Associate Professor of Marketing Amitav Chakravarti won the inaugural 2009 Google and WPP Marketing Research Awards, which include an unrestricted gift of $50,000 to study online and offline media interactions. Professor Chakravarti’s research proposal for Google was based on his co-authored research paper, “The Neglect of Prescreening Information,” that was published in the Journal of Marketing Research. The research examines how exposure to online information affects offline buying behavior.

Aimée Kane

Sinan Aral, assistant professor of Information, Operations, and Management Sciences, was given the 2009 IBM faculty award, a $40,000 cash grant, to support his research, “Unlocking the Business Value of Information in Large Dynamic Social Networks.” The research aims to understand how the movement of information in massive social networks affects the productivity of information workers and population level product adoption and demand patterns.

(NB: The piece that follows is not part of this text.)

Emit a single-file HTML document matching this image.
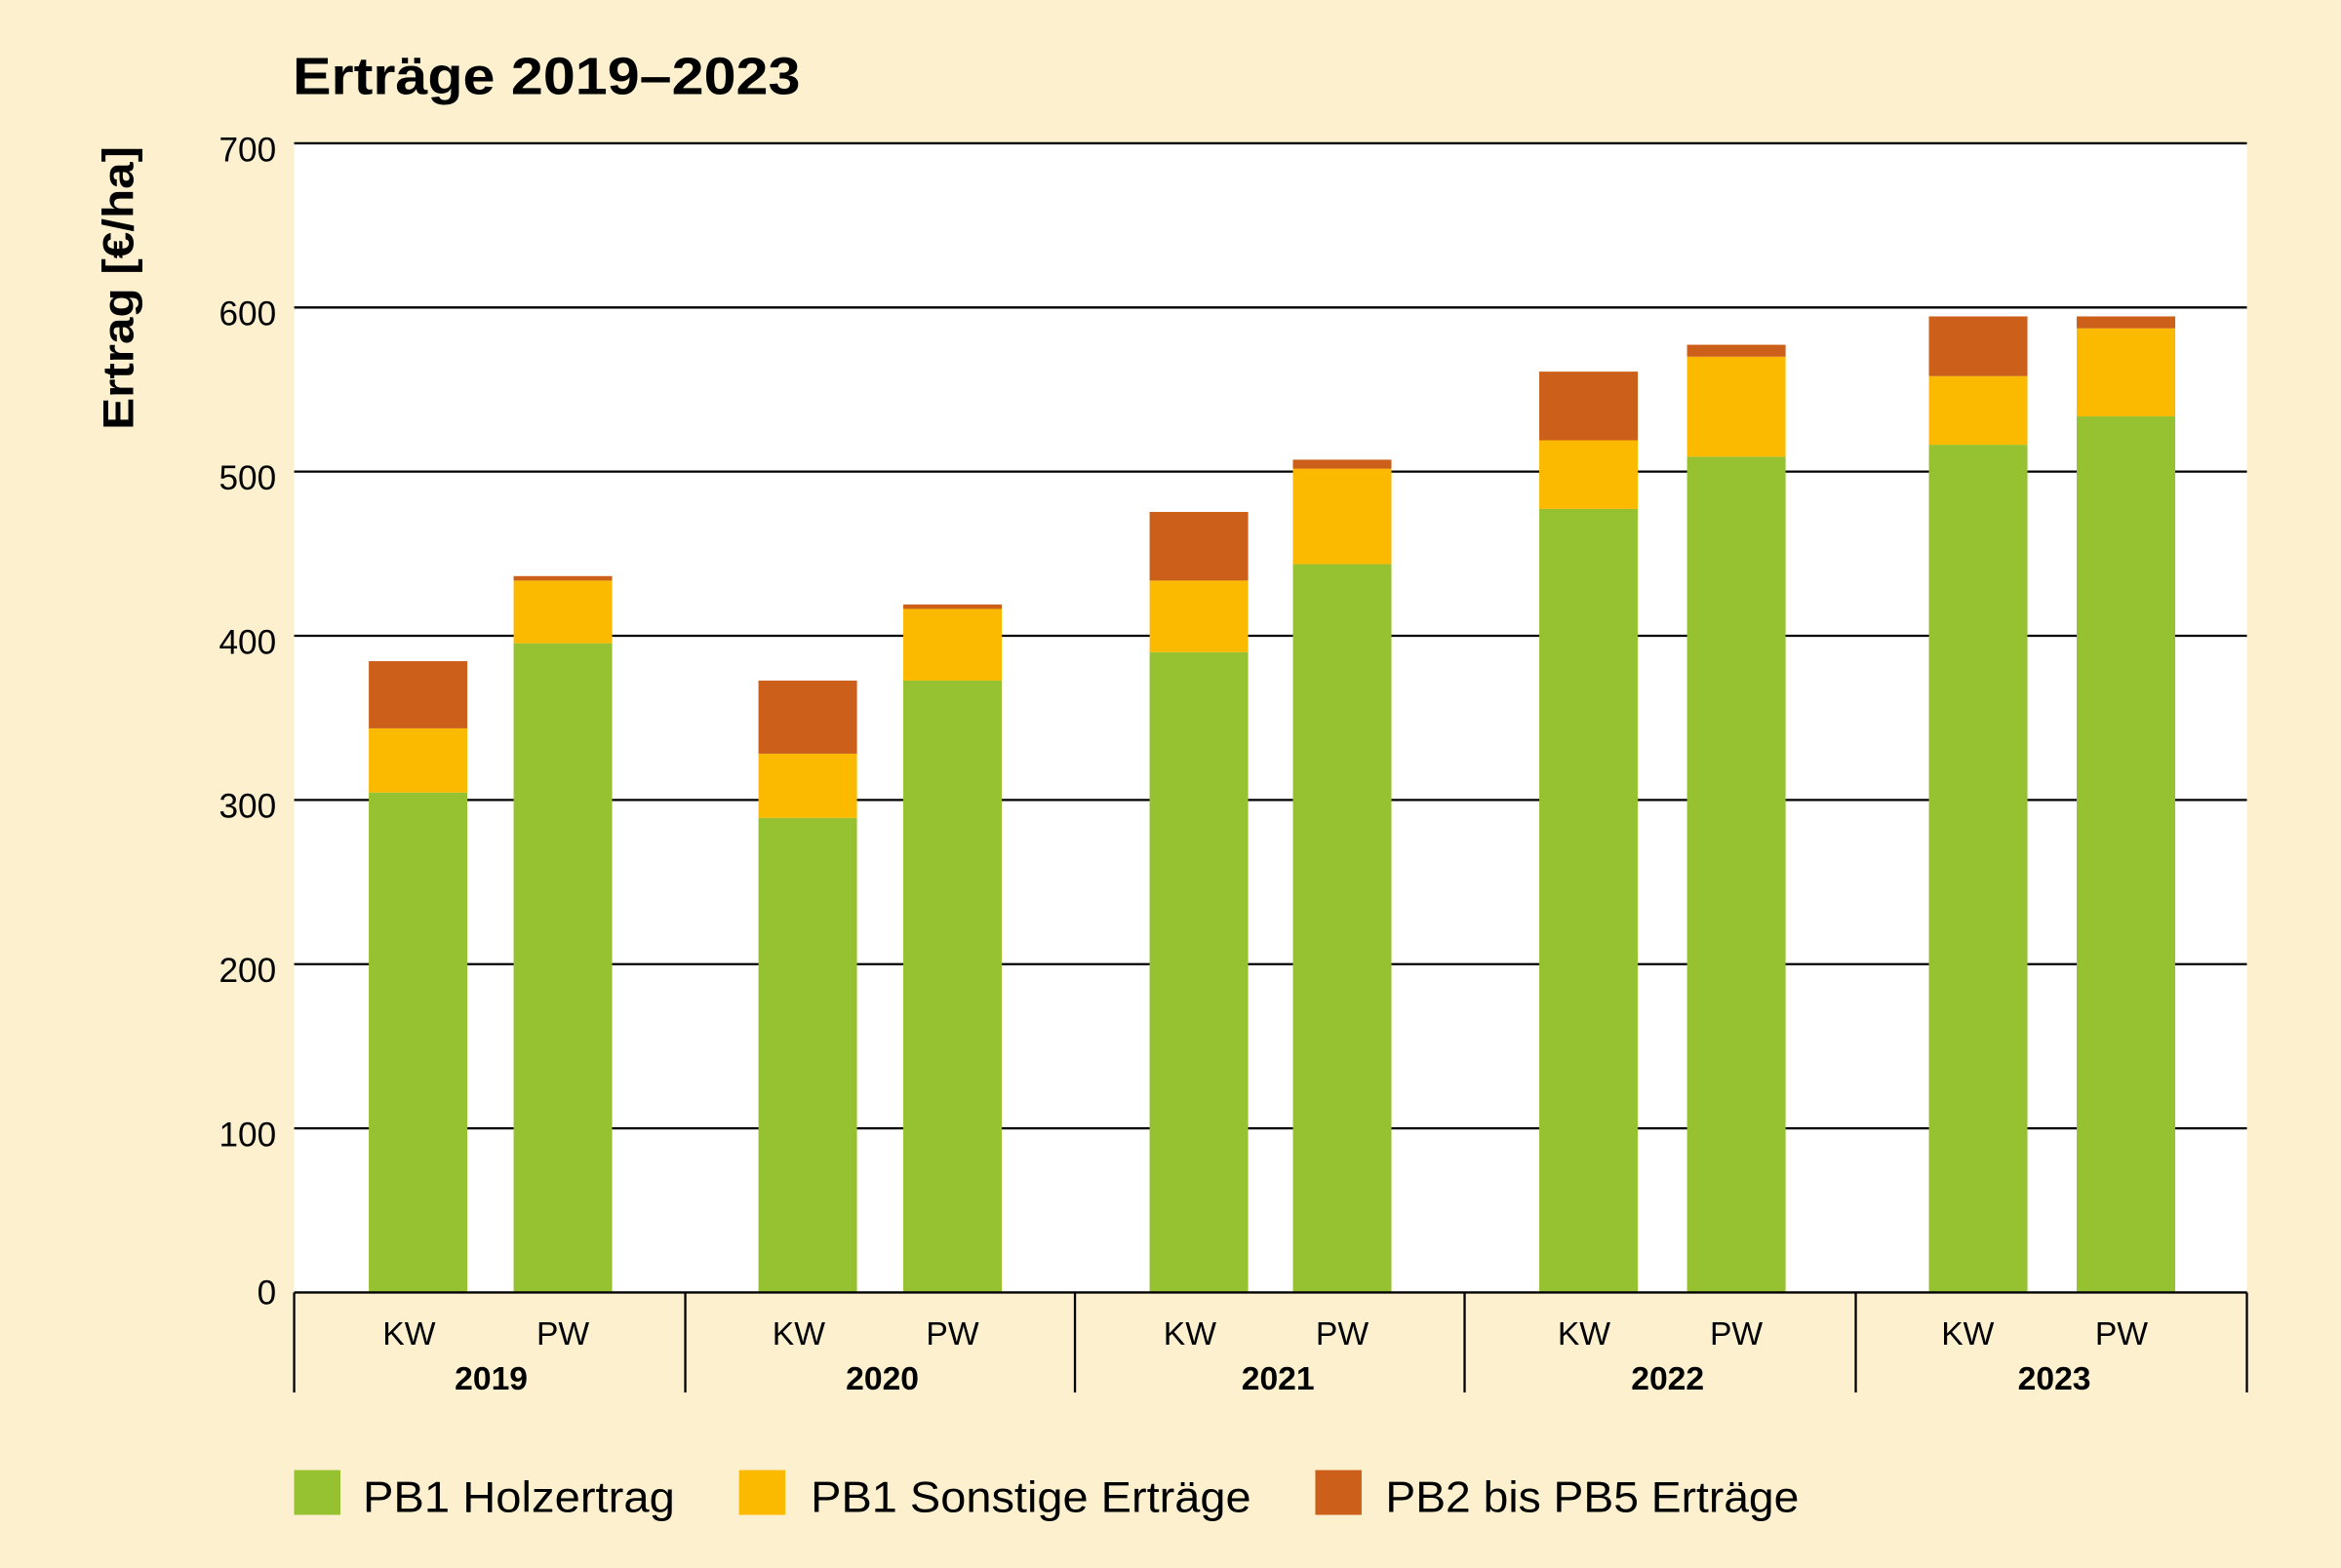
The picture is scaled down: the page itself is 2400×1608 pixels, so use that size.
<!DOCTYPE html>
<html><head><meta charset="utf-8"><style>
html,body{margin:0;padding:0;background:#fdf0cf;}
svg{display:block;}
text{font-family:"Liberation Sans","DejaVu Sans",sans-serif;fill:#000;}
</style></head><body>
<svg width="2400" height="1608" viewBox="0 0 1568 1050.6" xmlns="http://www.w3.org/2000/svg">
<rect x="0" y="0" width="1568" height="1051" fill="#fdf0cf"/>
<text x="196" y="63" font-size="35" font-weight="bold" textLength="340" lengthAdjust="spacingAndGlyphs">Erträge 2019–2023</text>
<rect x="197" y="96" width="1308" height="770" fill="#fff"/>
<g stroke="#000" stroke-width="1.5">
<line x1="197" y1="96" x2="1505" y2="96"/>
<line x1="197" y1="206" x2="1505" y2="206"/>
<line x1="197" y1="316" x2="1505" y2="316"/>
<line x1="197" y1="426" x2="1505" y2="426"/>
<line x1="197" y1="536" x2="1505" y2="536"/>
<line x1="197" y1="646" x2="1505" y2="646"/>
<line x1="197" y1="756" x2="1505" y2="756"/>
</g>
<g font-size="23" text-anchor="end">
<text x="185" y="108">700</text><text x="185" y="218">600</text><text x="185" y="328">500</text>
<text x="185" y="438">400</text><text x="185" y="548">300</text><text x="185" y="658">200</text>
<text x="185" y="768">100</text><text x="185" y="874">0</text>
</g>
<text transform="translate(89,193) rotate(-90)" font-size="29" font-weight="bold" text-anchor="middle" textLength="190" lengthAdjust="spacingAndGlyphs">Ertrag [€/ha]</text>
<g>
<rect x="247" y="531" width="66" height="335" fill="#96c131"/><rect x="247" y="488" width="66" height="43" fill="#fbb900"/><rect x="247" y="443" width="66" height="45" fill="#cc5f19"/>
<rect x="344" y="431" width="66" height="435" fill="#96c131"/><rect x="344" y="389" width="66" height="42" fill="#fbb900"/><rect x="344" y="386" width="66" height="3" fill="#cc5f19"/>
<rect x="508" y="548" width="66" height="318" fill="#96c131"/><rect x="508" y="505" width="66" height="43" fill="#fbb900"/><rect x="508" y="456" width="66" height="49" fill="#cc5f19"/>
<rect x="605" y="456" width="66" height="410" fill="#96c131"/><rect x="605" y="408" width="66" height="48" fill="#fbb900"/><rect x="605" y="405" width="66" height="3" fill="#cc5f19"/>
<rect x="770" y="437" width="66" height="429" fill="#96c131"/><rect x="770" y="389" width="66" height="48" fill="#fbb900"/><rect x="770" y="343" width="66" height="46" fill="#cc5f19"/>
<rect x="866" y="378" width="66" height="488" fill="#96c131"/><rect x="866" y="314" width="66" height="64" fill="#fbb900"/><rect x="866" y="308" width="66" height="6" fill="#cc5f19"/>
<rect x="1031" y="341" width="66" height="525" fill="#96c131"/><rect x="1031" y="295" width="66" height="46" fill="#fbb900"/><rect x="1031" y="249" width="66" height="46" fill="#cc5f19"/>
<rect x="1130" y="306" width="66" height="560" fill="#96c131"/><rect x="1130" y="239" width="66" height="67" fill="#fbb900"/><rect x="1130" y="231" width="66" height="8" fill="#cc5f19"/>
<rect x="1292" y="298" width="66" height="568" fill="#96c131"/><rect x="1292" y="252" width="66" height="46" fill="#fbb900"/><rect x="1292" y="212" width="66" height="40" fill="#cc5f19"/>
<rect x="1391" y="279" width="66" height="587" fill="#96c131"/><rect x="1391" y="220" width="66" height="59" fill="#fbb900"/><rect x="1391" y="212" width="66" height="8" fill="#cc5f19"/>
</g>
<g stroke="#000" stroke-width="1.5">
<line x1="197" y1="866" x2="1505" y2="866"/>
<line x1="197" y1="866" x2="197" y2="933"/><line x1="459" y1="866" x2="459" y2="933"/>
<line x1="720" y1="866" x2="720" y2="933"/><line x1="981" y1="866" x2="981" y2="933"/>
<line x1="1243" y1="866" x2="1243" y2="933"/><line x1="1505" y1="866" x2="1505" y2="933"/>
</g>
<g font-size="22" text-anchor="middle">
<text x="274" y="901">KW</text><text x="377" y="901">PW</text>
<text x="535" y="901">KW</text><text x="638" y="901">PW</text>
<text x="797" y="901">KW</text><text x="899" y="901">PW</text>
<text x="1061" y="901">KW</text><text x="1163" y="901">PW</text>
<text x="1318" y="901">KW</text><text x="1421" y="901">PW</text>
</g>
<g font-size="22" font-weight="bold" text-anchor="middle">
<text x="329" y="931">2019</text><text x="591" y="931">2020</text><text x="856" y="931">2021</text>
<text x="1117" y="931">2022</text><text x="1376" y="931">2023</text>
</g>
<rect x="197" y="985" width="31" height="30" fill="#96c131"/>
<text x="243" y="1013" font-size="29" textLength="209" lengthAdjust="spacingAndGlyphs">PB1 Holzertrag</text>
<rect x="495" y="985" width="31" height="30" fill="#fbb900"/>
<text x="543" y="1013" font-size="29" textLength="295" lengthAdjust="spacingAndGlyphs">PB1 Sonstige Erträge</text>
<rect x="881" y="985" width="31" height="30" fill="#cc5f19"/>
<text x="928" y="1013" font-size="29" textLength="277" lengthAdjust="spacingAndGlyphs">PB2 bis PB5 Erträge</text>
</svg>
</body></html>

Professor of Accounting Stephen Ryan’s article “Accounting in and for the Subprime Crisis,” published in Accounting Review, was selected as one of the 50 best articles published in 2008 in management, winning an Emerald Management Reviews Citation of Excellence.

Associate Professor of Information Systems Natalia Levina and Assistant Professor of Management and Organizations Aimée Kane won the best paper award at the International Workshop on Intercultural Collaboration for “Immigrant Managers as Boundary Spanners on Offshored Software Development Projects: Partners or Bosses?”

William H. Joyce Professor of Marketing Russell Winer’s 1999 Management Science paper, “Endogeneity in Brand Choice Models,” with Miguel Villas-Boas, won the inaugural INFORMS Society for Marketing Long-Term Impact Award at the Marketing Science Conference in June.